= Raúl Briones =

Mexican actor

Raúl Briones Carmona is a Mexican actor.

== Life and career ==
Raúl Briones Carmona was born in Cuajimalpa de Morelos, Mexico City, but was raised in San Cosme Xaloztoc, Tlaxcala, since age 10. He graduated from the UNAM's Centro Universitario de Teatro (CUT). He gained a degree of public recognition for his portrayal of goalkeeper Pepe "Pepenador" in television series Club de Cuervos.
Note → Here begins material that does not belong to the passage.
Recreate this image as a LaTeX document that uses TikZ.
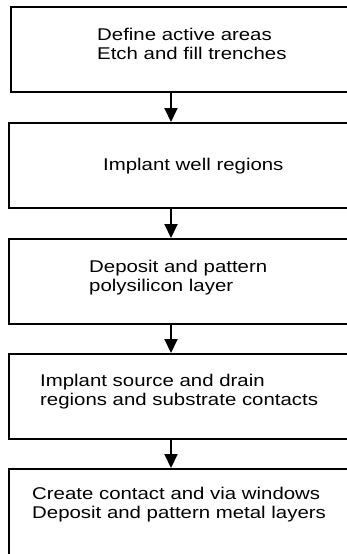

His portrayal of Bernie in Asfixia (2019) won him the Ariel Award for Best Supporting Actor.

In 2021, he played A Cop Movie the role of veteran Mexico City police officer Montoya, for which he earned the Ariel Award for Best Actor.

He won an Ariel Award for Best Supporting Actor for Northern Skies Over Empty Space.

In 2025, he played Vicente Lombardo Toledano in the historical film 1938: When Mexico Recovered Its Oil directed by Sergio Olhovich, and played in the cast of the anthology film The Follies directed by Rodrigo García.

In September 2025, at the 67th Ariel Awards, he won his second Ariel Award for Best Actor for his role as Pedro in the comedy-drama La cocina.